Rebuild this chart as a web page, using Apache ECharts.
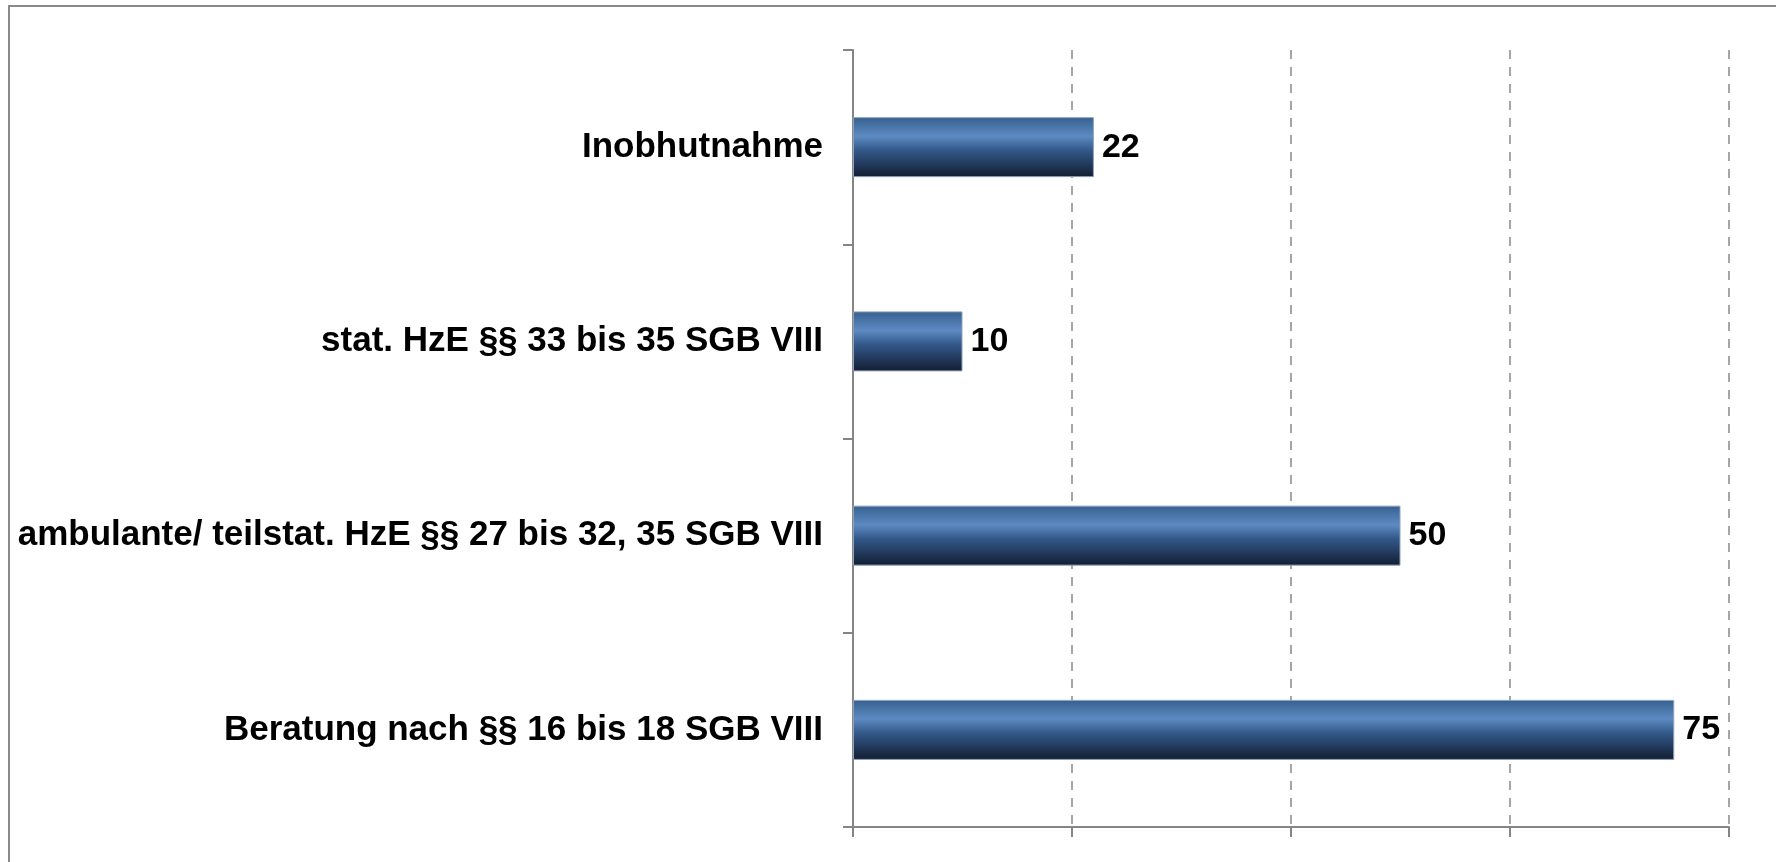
<!DOCTYPE html>
<html>
<head>
<meta charset="utf-8">
<script src="https://cdn.jsdelivr.net/npm/echarts@6/dist/echarts.min.js"></script>
<style>
  html, body { margin: 0; padding: 0; background: #fff; overflow: hidden; }
  #main { width: 1776px; height: 862px; }
</style>
</head>
<body>
<div id="main"></div>
<script>
// Kategorien (oben nach unten)
var categories = [
    'Inobhutnahme',
    'stat. HzE §§ 33 bis 35 SGB VIII',
    'ambulante/ teilstat. HzE §§ 27 bis 32, 35 SGB VIII',
    'Beratung nach §§ 16 bis 18 SGB VIII'
];
var values = [22, 10, 50, 75];
var xMin = 0, xMax = 80, xStep = 20;

var barGradient = new echarts.graphic.LinearGradient(0, 0, 0, 1, [
    { offset: 0, color: '#36608f' },
    { offset: 0.32, color: '#5d8ac2' },
    { offset: 0.55, color: '#33598a' },
    { offset: 1, color: '#121d31' }
]);

var myChart = echarts.init(document.getElementById('main'));
myChart.setOption({
    animation: false,
    textStyle: { fontFamily: 'Liberation Sans, Arial, sans-serif' },
    graphic: [{
        type: 'rect',
        shape: { x: 9, y: 6, width: 1900, height: 1000 },
        style: { fill: 'none', stroke: '#8a8a8a', lineWidth: 2 },
        silent: true
    }],
    grid: { left: 853, right: 47, top: 50, bottom: 35 },
    xAxis: {
        type: 'value',
        min: xMin,
        max: xMax,
        interval: xStep,
        axisLine: { show: true, lineStyle: { color: '#858585', width: 2 } },
        axisTick: { show: true, length: 10, lineStyle: { color: '#858585', width: 2 } },
        axisLabel: { show: false },
        splitLine: { show: true, lineStyle: { color: '#a6a6a6', type: [9, 8], width: 2 } }
    },
    yAxis: {
        type: 'category',
        inverse: true,
        data: categories,
        axisLine: { show: true, lineStyle: { color: '#858585', width: 2 } },
        axisTick: { show: true, length: 10, lineStyle: { color: '#858585', width: 2 } },
        axisLabel: {
            margin: 30,
            color: '#000',
            fontSize: 35,
            fontWeight: 'bold'
        }
    },
    series: [{
        type: 'bar',
        data: values,
        barWidth: 60,
        itemStyle: { color: barGradient, borderColor: '#8fa3bd', borderWidth: 1 },
        label: {
            show: true,
            position: 'right',
            distance: 8,
            color: '#000',
            fontSize: 34,
            fontWeight: 'bold'
        }
    }]
});
window.onresize = function () {
    myChart.resize();
};
</script>
</body>
</html>
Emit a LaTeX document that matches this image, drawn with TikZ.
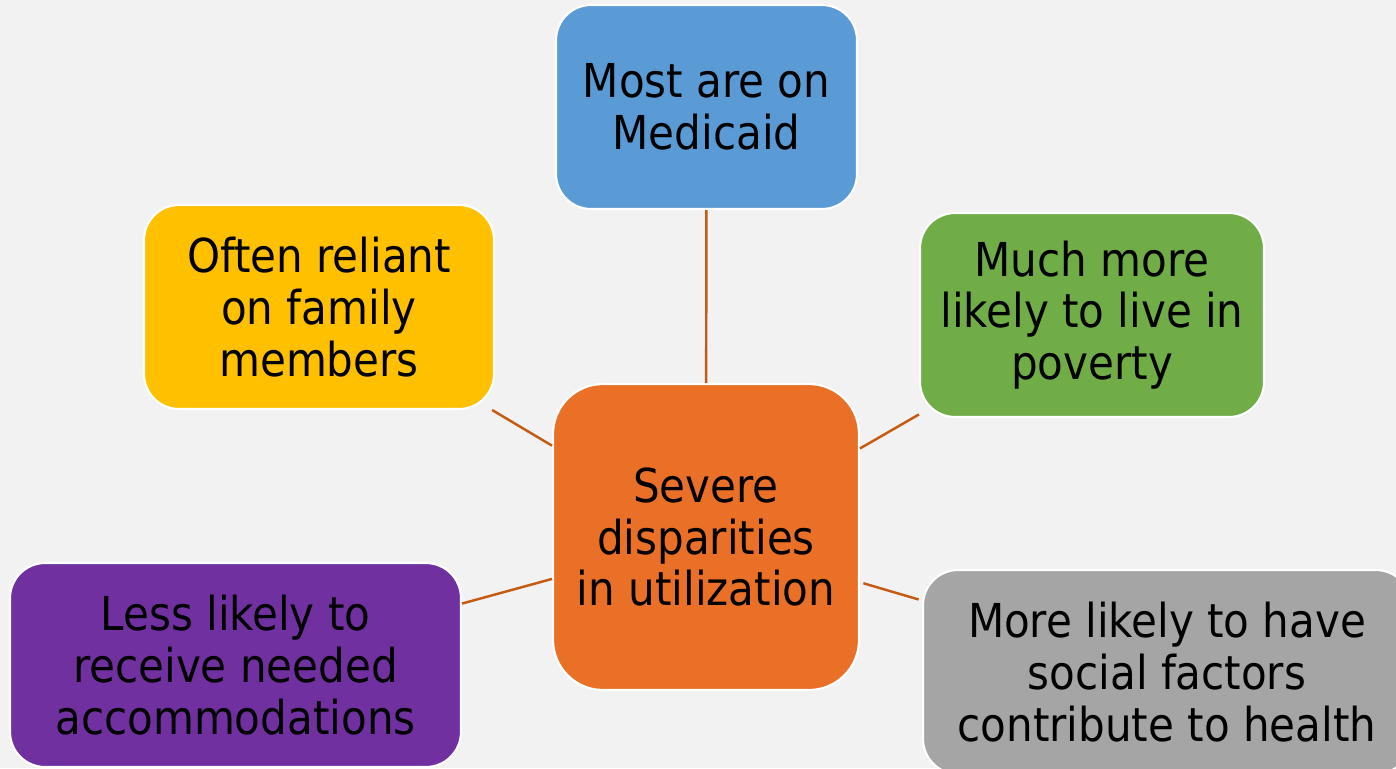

○ ○ ○

| EXERCISE DESCRIPTION |
Return each line of the data, keeping its wording exact and omitting pictures.

| ANSWER TO THE PROBLEM |
Rebuild this chart as a web page, using Apache ECharts.
<!DOCTYPE html>
<html>
<head>
<meta charset="utf-8">
<script src="https://cdn.jsdelivr.net/npm/echarts@6/dist/echarts.min.js"></script>
<style>
  html, body { margin: 0; padding: 0; background: #fff; overflow: hidden; }
  #main { width: 1776px; height: 862px; }
</style>
</head>
<body>
<div id="main"></div>
<script>
// Kategorien (oben nach unten)
var categories = [
    'Inobhutnahme',
    'stat. HzE §§ 33 bis 35 SGB VIII',
    'ambulante/ teilstat. HzE §§ 27 bis 32, 35 SGB VIII',
    'Beratung nach §§ 16 bis 18 SGB VIII'
];
var values = [22, 10, 50, 75];
var xMin = 0, xMax = 80, xStep = 20;

var barGradient = new echarts.graphic.LinearGradient(0, 0, 0, 1, [
    { offset: 0, color: '#36608f' },
    { offset: 0.32, color: '#5d8ac2' },
    { offset: 0.55, color: '#33598a' },
    { offset: 1, color: '#121d31' }
]);

var myChart = echarts.init(document.getElementById('main'));
myChart.setOption({
    animation: false,
    textStyle: { fontFamily: 'Liberation Sans, Arial, sans-serif' },
    graphic: [{
        type: 'rect',
        shape: { x: 9, y: 6, width: 1900, height: 1000 },
        style: { fill: 'none', stroke: '#8a8a8a', lineWidth: 2 },
        silent: true
    }],
    grid: { left: 853, right: 47, top: 50, bottom: 35 },
    xAxis: {
        type: 'value',
        min: xMin,
        max: xMax,
        interval: xStep,
        axisLine: { show: true, lineStyle: { color: '#858585', width: 2 } },
        axisTick: { show: true, length: 10, lineStyle: { color: '#858585', width: 2 } },
        axisLabel: { show: false },
        splitLine: { show: true, lineStyle: { color: '#a6a6a6', type: [9, 8], width: 2 } }
    },
    yAxis: {
        type: 'category',
        inverse: true,
        data: categories,
        axisLine: { show: true, lineStyle: { color: '#858585', width: 2 } },
        axisTick: { show: true, length: 10, lineStyle: { color: '#858585', width: 2 } },
        axisLabel: {
            margin: 30,
            color: '#000',
            fontSize: 35,
            fontWeight: 'bold'
        }
    },
    series: [{
        type: 'bar',
        data: values,
        barWidth: 60,
        itemStyle: { color: barGradient, borderColor: '#8fa3bd', borderWidth: 1 },
        label: {
            show: true,
            position: 'right',
            distance: 8,
            color: '#000',
            fontSize: 34,
            fontWeight: 'bold'
        }
    }]
});
window.onresize = function () {
    myChart.resize();
};
</script>
</body>
</html>
Emit a LaTeX document that matches this image, drawn with TikZ.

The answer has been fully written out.